The other method would be to compute the score of variables on the fly before taking them into consideration for flipping. This method is called non-caching or non-incremental approach. In case of probSAT or WalkSAT only the score of variables from one single clause has to be computed as opposed to other solvers where all variables from all unsatisfied clauses are taken into consideration for flipping.

We have implemented two different versions of probSAT and WalkSAT within the same code basis (i.e. the solvers are identical with exception of the pickVar method), one that uses caching and one that does not. We have evaluated the four different solvers on a set of 100 randomly generated 3-SAT problems with \(10^6\) variables and a ratio of 4.2. The results can be seen in Fig. 5.

Fig. 5.

Comparison of the different implementation variants of probSAT and WalkSAT on extreme large 3-SAT problems (within the same code basis), with and without caching of the break values. We also evaluate the best known WalkSAT implementation (non-caching) from UBCSAT as a reference.

Within the time limit of \(1.5\cdot 10^4\) s only the variants not using caching were able to solve all problems. The implementation with caching solved only 72 (probSAT) respectively 65 instances (WalkSAT). Note that all solvers started with the same seed (i.e. they perform search on the exactly same search trajectory). The difference between the different implementations in terms of performance can be explained by the different number of flips / sec. While the version with caching performs around \(1.4\cdot 10^5\) flips/sec the version without caching is able to perform around \(2.2\cdot 10^5\) flips/sec. This explains the difference in runtime between the two different implementations. Similar findings have also been observed in [20, p. 27] and in [7].

The advantage of non-caching decreases with increasing k (for random generated k-SAT problems) and becomes even a disadvantage for 5-SAT problems and upwards. As a consequence the latest version of probSAT uses caching for 3-SAT problems and non-caching for the other types of problems.

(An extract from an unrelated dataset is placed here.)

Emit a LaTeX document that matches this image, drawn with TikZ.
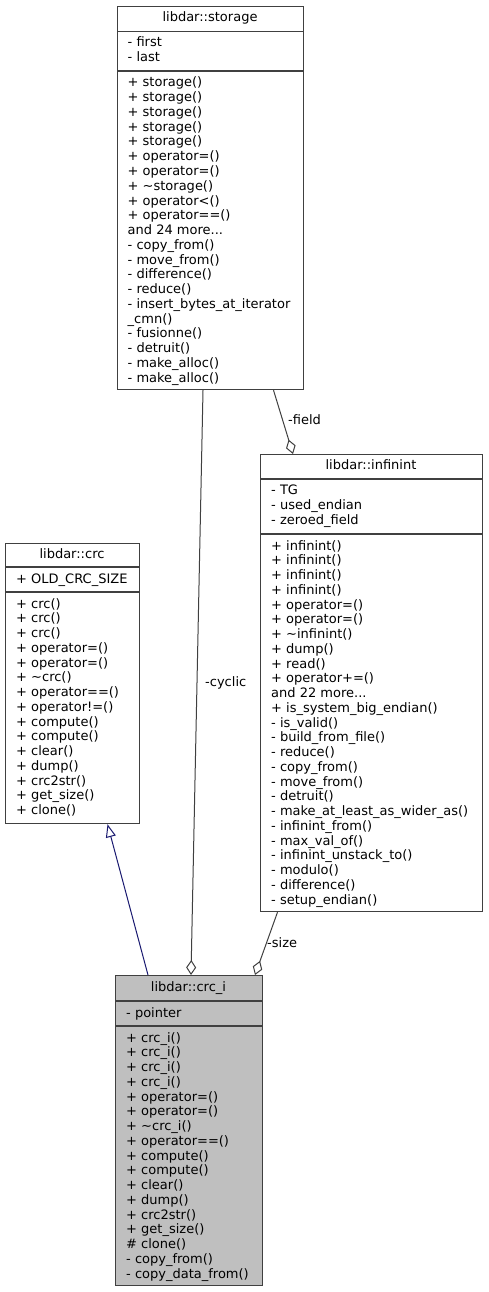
\documentclass[tikz,border=0pt]{standalone}
\usepackage{fontspec}
\setmainfont{DejaVu Sans}
\usetikzlibrary{arrows.meta}
\definecolor{nodeborder}{HTML}{404040}
\definecolor{edgegray}{HTML}{404040}
\definecolor{midnight}{HTML}{191970}
\definecolor{hlfill}{HTML}{BFBFBF}
\newcommand\fs{\fontsize{13pt}{14.75pt}\selectfont}
\newcommand\mlines[4]{\foreach \t [count=\i from 0] in {#3} \node[mtext] (#4-\i) at (#1,{#2+\i*14.75}) {\t};}
\begin{document}
\begin{tikzpicture}[x=1pt,y=-1pt,
  box/.style={draw=nodeborder, line width=1.2pt, inner sep=0pt, anchor=north west},
  sep/.style={draw=nodeborder, line width=1.2pt},
  mtext/.style={anchor=base west, inner sep=0pt, font=\fs},
  ttext/.style={anchor=base, inner sep=0pt, font=\fs},
  rel/.style={draw=edgegray, line width=1pt, -{Diamond[open,length=15pt,width=10pt,line width=1pt]}},
  inh/.style={draw=midnight, line width=1pt, -{Triangle[open,length=13pt,width=10pt,line width=1pt]}},
  elabel/.style={anchor=base west, inner sep=0pt, font=\fs}]
\useasboundingbox[fill=white] (0,0) rectangle (488,1292);

% storage
\node[box, minimum width=186, minimum height=383] (storage) at (117,6) {};
\draw[sep] (117,31.5) -- (303,31.5);
\draw[sep] (117,71) -- (303,71);
\node[ttext] (storage-title) at (210,21.5) {libdar::storage};
\mlines{127.5}{47}{- first, - last}{storageattr}
\mlines{127.5}{87}{+ storage(), + storage(), + storage(), + storage(), + storage(), + operator=(), + operator=(), + \textasciitilde storage(), + operator<(), + operator==(), {and 24 more{.}{.}{.}}, - copy\_from(), - move\_from(), - difference(), - reduce(), - insert\_bytes\_at\_iterator, \_cmn(), - fusionne(), - detruit(), - make\_alloc(), - make\_alloc()}{storagemeth}

% infinint
\node[box, minimum width=222, minimum height=457] (infinint) at (260,454) {};
\draw[sep] (260,479) -- (482,479);
\draw[sep] (260,534) -- (482,534);
\node[ttext] (infinint-title) at (371,469.5) {libdar::infinint};
\mlines{271}{494.5}{- TG, - used\_endian, - zeroed\_field}{infattr}
\mlines{271}{550}{+ infinint(), + infinint(), + infinint(), + infinint(), + operator=(), + operator=(), + \textasciitilde infinint(), + dump(), + read(), + operator+=(), {and 22 more{.}{.}{.}}, + is\_system\_big\_endian(), - is\_valid(), - build\_from\_file(), - reduce(), - copy\_from(), - move\_from(), - detruit(), - make\_at\_least\_as\_wider\_as(), - infinint\_from(), - max\_val\_of(), - infinint\_unstack\_to(), - modulo(), - difference(), - setup\_endian()}{infmeth}

% crc
\node[box, minimum width=134, minimum height=280] (crc) at (5,543) {};
\draw[sep] (5,567) -- (139,567);
\draw[sep] (5,592) -- (139,592);
\node[ttext] (crc-title) at (72,558.5) {libdar::crc};
\mlines{16}{583}{+ OLD\_CRC\_SIZE}{crcattr}
\mlines{16}{608}{+ crc(), + crc(), + crc(), + operator=(), + operator=(), + \textasciitilde crc(), + operator==(), + operator!=(), + compute(), + compute(), + clear(), + dump(), + crc2str(), + get\_size(), + clone()}{crcmeth}

% crc_i
\node[box, fill=hlfill, minimum width=147, minimum height=310] (crci) at (115,975) {};
\draw[sep] (115,1001) -- (262,1001);
\draw[sep] (115,1026) -- (262,1026);
\node[ttext] (crci-title) at (188.5,991) {libdar::crc\_i};
\mlines{126}{1017}{- pointer}{crciattr}
\mlines{126}{1042}{+ crc\_i(), + crc\_i(), + crc\_i(), + crc\_i(), + operator=(), + operator=(), + \textasciitilde crc\_i(), + operator==(), + compute(), + compute(), + clear(), + dump(), + crc2str(), + get\_size(), \# clone(), - copy\_from(), - copy\_data\_from()}{crcimeth}

% edges
\draw[rel] ([xshift=86pt]storage.south west) -- ([xshift=76pt]crci.north west);
\draw[rel] ([xshift=156.5pt]storage.south west) -- ([xshift=33pt]infinint.north west);
\draw[rel] ([xshift=17.5pt]infinint.south west) -- ([xshift=140pt]crci.north west);
\draw[inh] ([xshift=33pt]crci.north west) -- ([xshift=102.5pt]crc.south west);

\node[elabel] (lcyclic) at (205,686.5) {-cyclic};
\node[elabel] (lfield) at (288,424.5) {-field};
\node[elabel] (lsize) at (267,947) {-size};
\end{tikzpicture}
\end{document}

7 Conclusion and Future Work

We introduced a simple algorithmic design principle for a SLS solver which does its job without heuristics and “tricks”. It just relies on the concept of probability distribution and focused search. It is though flexible enough to allow plugging in various functions f which guide the search.

Using this concept we were able to discover a non-symmetry regarding the importance of the break and make values: the break value is the more important one; one can even do without the make value completely.

We have systematically used an automatic configurator to find the best parameters and to visualize the mutual dependency and impact of the parameters.

Furthermore, we observe a large variation regarding the running times even on the same input formula. Therefore the issue of introducing an optimally chosen restart point arises. Some initial experiments show that performing restarts, even after a relatively short period of flips (e.g. \(20\,n\)) gives favorable results on hard instances. It seems that the probability distribution of the number of flips until a solution is found, shows some strong heavy tail behavior (cf. [12, 16]).

Finally, a theoretical analysis of the Markov chain convergence and speed of convergence underlying this algorithm would be most desirable, extending the results in [15].